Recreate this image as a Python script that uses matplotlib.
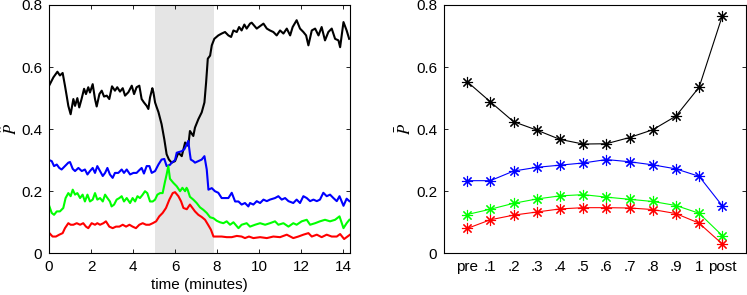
import matplotlib
matplotlib.use("Agg")
import matplotlib.pyplot as plt
from matplotlib.ticker import FuncFormatter

plt.rcParams['font.family'] = ['Liberation Sans', 'DejaVu Sans']
plt.rcParams['mathtext.fontset'] = 'stix'

# ---------------- left panel data (time series) ----------------
black_t = [0.02, 0.21, 0.40, 0.52, 0.65, 0.76, 0.84, 0.92, 1.03, 1.16, 1.24, 1.35, 1.44, 1.55, 1.67, 1.76,
           1.87, 1.95, 2.08, 2.19, 2.27, 2.40, 2.51, 2.62, 2.75, 2.87, 3.00, 3.14, 3.25, 3.38, 3.51, 3.62,
           3.78, 3.94, 4.05, 4.17, 4.30, 4.41, 4.52, 4.65, 4.73, 4.81, 4.92, 4.97, 5.05, 5.13, 5.21, 5.36,
           5.49, 5.60, 5.71, 5.84, 6.00, 6.16, 6.32, 6.48, 6.63, 6.71, 6.87, 6.95, 7.11, 7.27, 7.40, 7.48,
           7.56, 7.67, 7.75, 7.87, 8.06, 8.22, 8.38, 8.54, 8.67, 8.78, 8.94, 9.05, 9.17, 9.30, 9.41, 9.57,
           9.65, 9.89, 10.05, 10.21, 10.37, 10.52, 10.68, 10.84, 11.00, 11.16, 11.32, 11.48, 11.60, 11.79,
           11.95, 12.11, 12.24, 12.35, 12.51, 12.67, 12.83, 12.98, 13.14, 13.30, 13.46, 13.62, 13.78, 13.86,
           14.02, 14.17, 14.29]
black_v = [0.542, 0.567, 0.585, 0.573, 0.581, 0.540, 0.508, 0.475, 0.448, 0.497, 0.475, 0.500, 0.470, 0.497,
           0.530, 0.513, 0.535, 0.518, 0.545, 0.497, 0.473, 0.513, 0.524, 0.505, 0.508, 0.497, 0.538, 0.524,
           0.535, 0.521, 0.532, 0.508, 0.519, 0.540, 0.513, 0.535, 0.540, 0.497, 0.486, 0.475, 0.465, 0.502,
           0.532, 0.519, 0.486, 0.470, 0.455, 0.416, 0.367, 0.319, 0.302, 0.292, 0.297, 0.324, 0.313, 0.357,
           0.346, 0.394, 0.378, 0.405, 0.432, 0.454, 0.486, 0.551, 0.627, 0.637, 0.670, 0.691, 0.702, 0.708,
           0.713, 0.702, 0.697, 0.718, 0.713, 0.729, 0.718, 0.737, 0.724, 0.740, 0.743, 0.724, 0.732, 0.740,
           0.724, 0.718, 0.713, 0.702, 0.718, 0.708, 0.724, 0.702, 0.729, 0.751, 0.724, 0.713, 0.702, 0.670,
           0.718, 0.724, 0.702, 0.729, 0.686, 0.713, 0.724, 0.691, 0.686, 0.664, 0.745, 0.718, 0.691]

blue_t = [0.02, 0.13, 0.24, 0.37, 0.49, 0.60, 0.76, 0.92, 1.00, 1.13, 1.24, 1.40, 1.56, 1.71, 1.83, 1.95,
          2.08, 2.19, 2.30, 2.43, 2.56, 2.67, 2.78, 2.90, 3.03, 3.14, 3.30, 3.46, 3.57, 3.70, 3.86, 4.02,
          4.17, 4.30, 4.41, 4.52, 4.65, 4.78, 4.89, 5.05, 5.21, 5.36, 5.49, 5.60, 5.76, 5.84, 6.00, 6.08,
          6.32, 6.44, 6.56, 6.63, 6.71, 6.75, 6.87, 6.95, 7.11, 7.27, 7.40, 7.51, 7.59, 7.75, 7.90, 8.06,
          8.22, 8.38, 8.54, 8.70, 8.86, 9.02, 9.17, 9.33, 9.49, 9.57, 9.73, 9.89, 10.05, 10.21, 10.37, 10.52,
          10.76, 10.92, 11.08, 11.24, 11.40, 11.63, 11.79, 11.95, 12.11, 12.27, 12.43, 12.59, 12.75, 12.90,
          13.06, 13.22, 13.38, 13.54, 13.70, 13.83, 14.02, 14.17, 14.30]
blue_v = [0.300, 0.297, 0.281, 0.286, 0.275, 0.270, 0.281, 0.292, 0.294, 0.272, 0.265, 0.275, 0.265, 0.270,
          0.254, 0.265, 0.275, 0.259, 0.281, 0.265, 0.249, 0.259, 0.275, 0.254, 0.243, 0.259, 0.259, 0.270,
          0.259, 0.270, 0.254, 0.259, 0.259, 0.268, 0.275, 0.257, 0.281, 0.281, 0.259, 0.265, 0.286, 0.302,
          0.304, 0.281, 0.285, 0.292, 0.300, 0.324, 0.329, 0.335, 0.351, 0.362, 0.320, 0.302, 0.297, 0.292,
          0.297, 0.302, 0.313, 0.270, 0.205, 0.210, 0.200, 0.195, 0.178, 0.178, 0.178, 0.195, 0.167, 0.167,
          0.157, 0.162, 0.151, 0.162, 0.157, 0.168, 0.162, 0.173, 0.168, 0.173, 0.178, 0.184, 0.173, 0.178,
          0.168, 0.162, 0.173, 0.162, 0.184, 0.178, 0.168, 0.173, 0.168, 0.173, 0.195, 0.184, 0.189, 0.178,
          0.168, 0.184, 0.153, 0.176, 0.168]

green_t = [0.02, 0.13, 0.24, 0.37, 0.52, 0.68, 0.79, 0.92, 1.03, 1.13, 1.24, 1.35, 1.48, 1.60, 1.71, 1.83,
           1.95, 2.08, 2.19, 2.30, 2.43, 2.56, 2.67, 2.78, 2.90, 2.98, 3.10, 3.22, 3.35, 3.46, 3.57, 3.70,
           3.86, 3.98, 4.10, 4.21, 4.33, 4.46, 4.57, 4.68, 4.81, 4.94, 5.05, 5.16, 5.29, 5.41, 5.52, 5.60,
           5.68, 5.76, 5.92, 6.08, 6.24, 6.35, 6.48, 6.55, 6.60, 6.71, 6.87, 7.03, 7.19, 7.35, 7.51, 7.67,
           7.83, 7.98, 8.14, 8.30, 8.46, 8.62, 8.78, 9.02, 9.17, 9.41, 9.57, 9.81, 10.05, 10.29, 10.52, 10.76,
           10.92, 11.16, 11.40, 11.63, 11.79, 12.03, 12.27, 12.43, 12.67, 12.90, 13.14, 13.38, 13.62, 13.83,
           14.02, 14.17, 14.30]
green_v = [0.151, 0.130, 0.124, 0.135, 0.135, 0.146, 0.178, 0.194, 0.184, 0.205, 0.189, 0.194, 0.178, 0.189,
           0.167, 0.189, 0.167, 0.173, 0.194, 0.173, 0.178, 0.167, 0.189, 0.178, 0.167, 0.151, 0.157, 0.173,
           0.178, 0.184, 0.167, 0.178, 0.162, 0.178, 0.167, 0.184, 0.178, 0.189, 0.200, 0.194, 0.167, 0.167,
           0.173, 0.189, 0.194, 0.194, 0.230, 0.254, 0.281, 0.240, 0.227, 0.216, 0.200, 0.211, 0.200, 0.211,
           0.205, 0.182, 0.173, 0.162, 0.148, 0.140, 0.130, 0.116, 0.113, 0.105, 0.100, 0.097, 0.103, 0.092,
           0.100, 0.081, 0.092, 0.097, 0.086, 0.092, 0.097, 0.092, 0.097, 0.103, 0.092, 0.097, 0.086, 0.097,
           0.092, 0.103, 0.108, 0.092, 0.097, 0.103, 0.108, 0.103, 0.108, 0.119, 0.081, 0.097, 0.108]

red_t = [0.02, 0.17, 0.33, 0.49, 0.65, 0.76, 0.92, 1.03, 1.16, 1.32, 1.48, 1.63, 1.76, 1.87, 2.03, 2.19,
         2.30, 2.43, 2.59, 2.71, 2.87, 3.03, 3.19, 3.35, 3.51, 3.67, 3.83, 3.98, 4.14, 4.30, 4.46, 4.62,
         4.78, 4.94, 5.10, 5.25, 5.41, 5.57, 5.73, 5.89, 6.00, 6.16, 6.29, 6.40, 6.56, 6.71, 6.83, 6.95,
         7.11, 7.27, 7.43, 7.59, 7.71, 7.83, 7.98, 8.22, 8.46, 8.70, 8.94, 9.17, 9.33, 9.52, 9.73, 10.05,
         10.37, 10.68, 11.00, 11.32, 11.63, 11.87, 12.11, 12.35, 12.51, 12.75, 12.98, 13.22, 13.46, 13.70,
         13.86, 14.05, 14.21, 14.33]
red_v = [0.065, 0.054, 0.054, 0.060, 0.065, 0.081, 0.097, 0.092, 0.092, 0.097, 0.092, 0.097, 0.086, 0.081,
         0.097, 0.092, 0.097, 0.092, 0.097, 0.103, 0.086, 0.081, 0.086, 0.086, 0.092, 0.086, 0.092, 0.086,
         0.081, 0.092, 0.097, 0.092, 0.092, 0.097, 0.103, 0.119, 0.130, 0.146, 0.173, 0.194, 0.197, 0.184,
         0.167, 0.146, 0.142, 0.157, 0.146, 0.135, 0.124, 0.117, 0.108, 0.090, 0.076, 0.054, 0.054, 0.054,
         0.052, 0.052, 0.056, 0.054, 0.049, 0.054, 0.049, 0.052, 0.049, 0.054, 0.052, 0.060, 0.049, 0.054,
         0.060, 0.065, 0.054, 0.060, 0.052, 0.060, 0.054, 0.054, 0.062, 0.046, 0.054, 0.060]

shade_start, shade_end = 5.05, 7.84

# ---------------- right panel data ----------------
categories = ['pre', '.1', '.2', '.3', '.4', '.5', '.6', '.7', '.8', '.9', '1', 'post']
bar_black = [0.553, 0.488, 0.424, 0.397, 0.367, 0.352, 0.353, 0.373, 0.398, 0.442, 0.535, 0.765]
bar_blue = [0.234, 0.234, 0.265, 0.277, 0.284, 0.291, 0.302, 0.295, 0.285, 0.272, 0.248, 0.153]
bar_green = [0.125, 0.142, 0.161, 0.175, 0.185, 0.189, 0.181, 0.174, 0.167, 0.154, 0.129, 0.057]
bar_red = [0.080, 0.108, 0.123, 0.133, 0.143, 0.147, 0.147, 0.146, 0.141, 0.128, 0.097, 0.030]

colors = ['black', (0, 0, 1), (0, 1, 0), (1, 0, 0)]

fig = plt.figure(figsize=(7.47, 2.95), dpi=100)
FS = 11

def style(ax):
    ax.tick_params(direction='in', top=True, right=True, labelsize=FS, length=3, width=0.6, pad=5)
    for s in ax.spines.values():
        s.set_linewidth(0.8)
    ax.yaxis.set_major_formatter(FuncFormatter(lambda v, p: '0' if abs(v) < 1e-9 else ('%g' % v)))

ax1 = fig.add_axes([49 / 747, 1 - 253.3 / 295, (350 - 49) / 747, (253.3 - 5) / 295])
ax1.axvspan(shade_start, shade_end, color=(0.898, 0.898, 0.898), lw=0, zorder=0)
for (t, v), c in zip([(black_t, black_v), (blue_t, blue_v), (green_t, green_v), (red_t, red_v)], colors):
    ax1.plot(t, v, color=c, lw=1.5)
ax1.set_xlim(0, 14.33)
ax1.set_ylim(0, 0.8)
ax1.set_xticks(range(0, 15, 2))
ax1.set_yticks([0, 0.2, 0.4, 0.6, 0.8])
style(ax1)
ax1.set_xlabel('time (minutes)', fontsize=FS, labelpad=3)
ax1.set_ylabel(r'$\hat{P}$', fontsize=12, va='center')
ax1.yaxis.set_label_coords(-0.132, 0.5)

ax2 = fig.add_axes([444 / 747, 1 - 253.3 / 295, (745.5 - 444) / 747, (253.3 - 5) / 295])
xs = list(range(1, len(categories) + 1))
for vals, c in zip([bar_black, bar_blue, bar_green, bar_red], colors):
    ax2.plot(xs, vals, color=c, lw=0.8, marker=(8, 2, 0), markersize=8, markeredgewidth=0.8)
ax2.set_xlim(0, 13)
ax2.set_ylim(0, 0.8)
ax2.set_xticks(xs)
ax2.set_xticklabels(categories)
ax2.set_yticks([0, 0.2, 0.4, 0.6, 0.8])
style(ax2)
ax2.tick_params(axis='x', length=0)
ax2.set_ylabel(r'$\bar{P}$', fontsize=12, va='center')
ax2.yaxis.set_label_coords(-0.132, 0.5)

fig.savefig('out.png', dpi=100)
-*-
Write out, word for word, the lines from the start of the data through the one holding "plt.rcParams['mathtext.fontset'] = 'stix'". Omit pictures.

Recreate this image as a Python script that uses matplotlib.
import matplotlib
matplotlib.use("Agg")
import matplotlib.pyplot as plt
from matplotlib.ticker import FuncFormatter

plt.rcParams['font.family'] = ['Liberation Sans', 'DejaVu Sans']
plt.rcParams['mathtext.fontset'] = 'stix'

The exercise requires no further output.